Je m'appelle Coralie, je suis auxiliaire de puériculture diplômée d'état depuis 2018. J'ai travaillé dans de nombreux établissements : association, crèche municipale, publique, groupe privé, crèche parentale, halte-garderie et auprès de toutes les tranches d'âges 0-3 ans. Je suis au cœur du mal être du secteur de la petite enfance : je laisse mon enfant chaque jour pour faire 1h et demi de transport afin de m'occuper des enfants des autres dans les cris, les pleurs, la bave, le vomi, le caca, le pipi, les microbes pour la pauvre somme de 1300 à 1500 euros net (mon conjoint, lui gagne 2500 euros en télétravail sur son ordinateur, un footballeur des millions pour taper dans un ballon). Nous sommes épuisés, mal payés, ni écoutés, ni remerciés, ni soutenus. Pourtant, c'est grâce à nous que la France tourne : sans mode de garde pour leurs enfants, aucun parent ne peut travailler, payer ses factures et ses impôts. Ces enfants, éduqués et préparés à la vie en société et à la scolarité par nous le personnel, représentent l'avenir de la société, c'est notre héritage le plus précieux ! Pourtant dans toutes les crèches, ils sont négligés, maltraités par des responsables qui se remplissent les poches sur leur dos et le nôtre : manque de matériel, de formation des pros, économie sur la nourriture, ajout d'enfants à outrance dans des petites salles mais refusent de recruter plus de pros pour s'en occuper, budget jouets restreint, pas de travaux (peinture, aération, insonorisation des murs, nettoyage, agrandissement) pourtant vital.

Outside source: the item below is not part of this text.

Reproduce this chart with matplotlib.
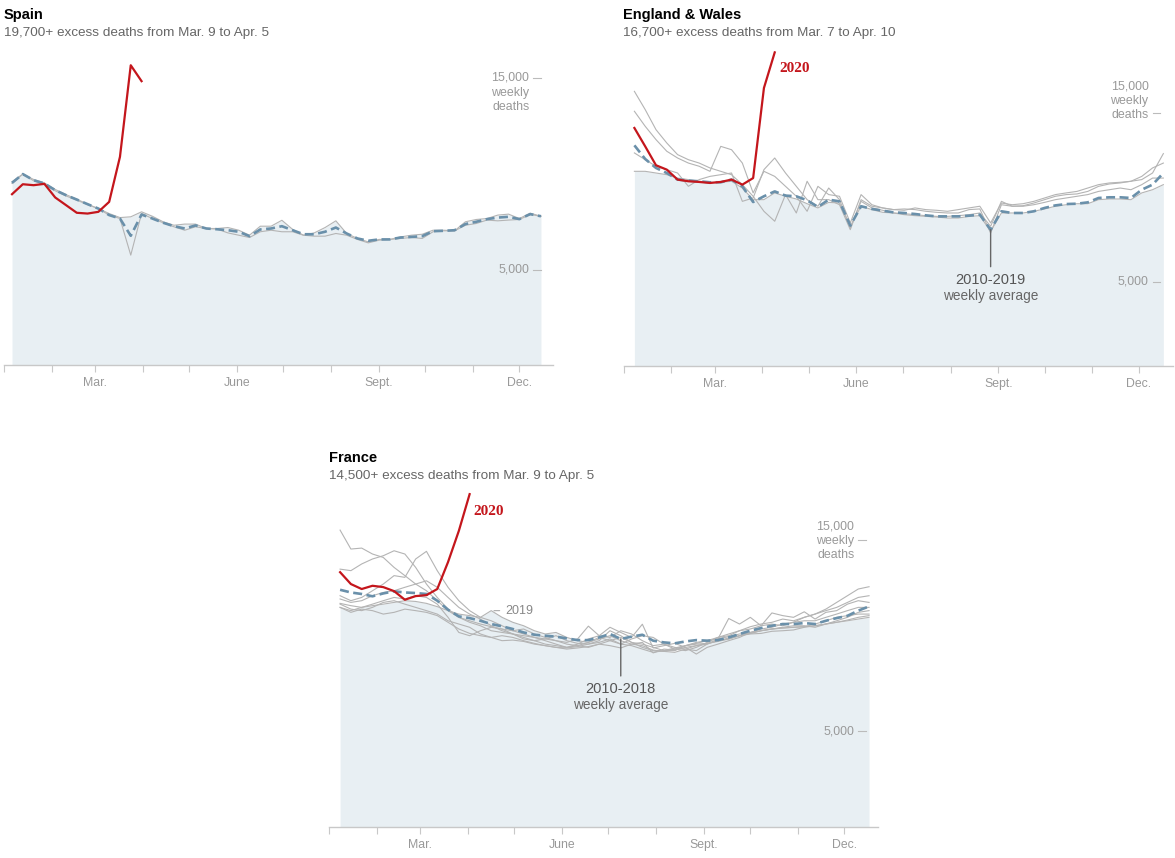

Des professionnels débordés et un turn over incessant
Alors, faire campagne en montrant de jolies images d'enfants qui lisent un livre sagement sur les genoux ou tout mignon qui sourit pendant son repas pour donner envie, c'est mentir. Car la vérité sur le terrain ce n'est pas ça. La vérité, c'est des enfants plus de 30 minutes dans leurs couches débordant de selles faute de temps pour les changer, c'est des repas à la chaîne dans les hurlements, des bébés paniqués à qui on ne peut pas répondre au besoin primaire de sécurité car on court partout entre accompagnement au sommeil de l'un et change de l'autre, des réunions, l’accueil d'un enfant, gérer la séparation d'un autre. La vérité, c'est des enfants qui se blessent, hurlent de douleur mais on peut pas intervenir car nous sommes seuls avec une quinzaine d’enfants. Le taux d'encadrement (1 adulte pour 5 bébés et 1 adulte pour 8 moyens/grands) n’est JAMAIS respecté et les directrices ont toujours des fausses solutions pour expliquer ça : une surcharge de travail et les pro épuisés, malades s'arrêtent, certains fuient la crèche. Les parents rencontrent une remplaçante tous les deux mois, ils ont peur pour leur enfant. Moi j'ai préféré garder la mienne, jamais je n'aurais infligé ça à ma propre fille.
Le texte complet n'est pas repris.